Hi there,
I have data from payment amounts for different years (2018 and 2019). From plotting the data you can see it’s heavily skewed. I thought LogNormal might be a good fit as applying np.log
and plotting it produces something that somewhat resembles the Normal distribution.

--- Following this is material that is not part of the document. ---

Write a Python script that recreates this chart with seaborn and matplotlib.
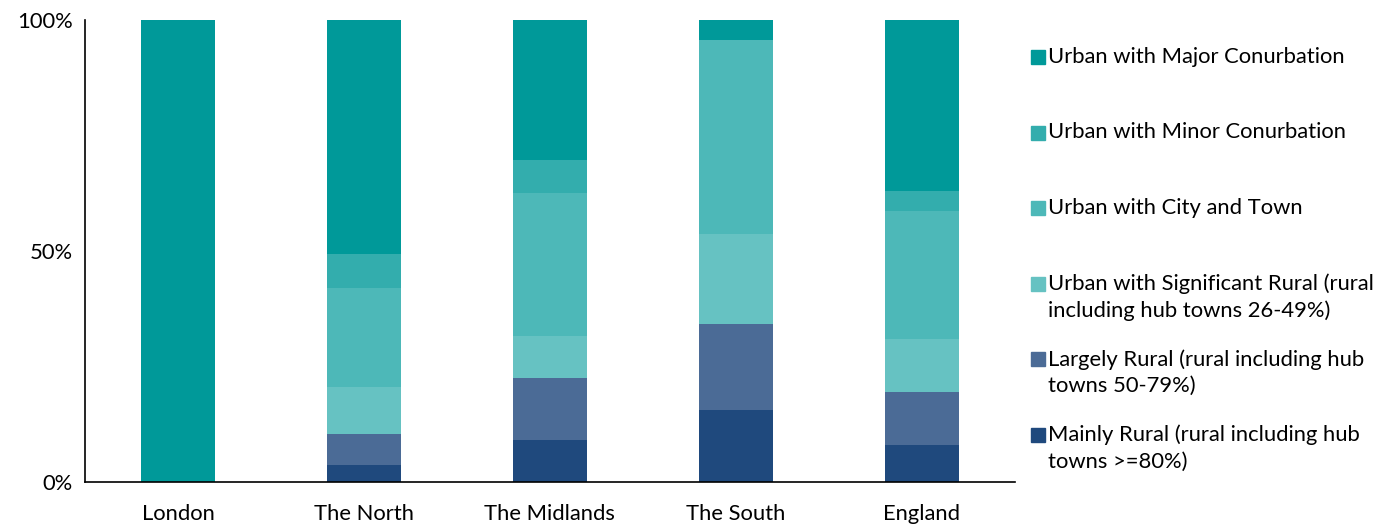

Here’s the histogram for the “raw” data at different “zoom levels” (x-axis is payment amount):
Here is the model (I used Exponential priors trying to keep the values small, is that ok?):
with pm.Model() as model:
mu1 = pm.Exponential('mu1', lam=1)
sigma1 = pm.Exponential('sigma1', lam=1)
mu2 = pm.Exponential('mu2', lam=1)
sigma2 = pm.Exponential('sigma2', lam=1)
payments_2018 = pm.Lognormal('payments_2018', mu=mu1, sigma=sigma1, observed=bq_data_payments_2018['transaction_amount'])
payments_2019 = pm.Lognormal('payments_2019', mu=mu2, sigma=sigma2, observed=bq_data_payments_2019['transaction_amount'])
diff = pm.Deterministic('diff', mu2-mu1)
lift = pm.Deterministic('lift', mu2/mu1)
trace = pm.sample(10000, tune=2000)
Here’s the trace plot (it looks ok, at least to me):
But the PPC check (plotted) looks weird:
Any ideas why this is happening? I can’t wrap my head around it?
Also, is there any better way to model that kind of data? I’m mainly looking to compare it in a “A/B experiment” fashion.
Thanks in advance!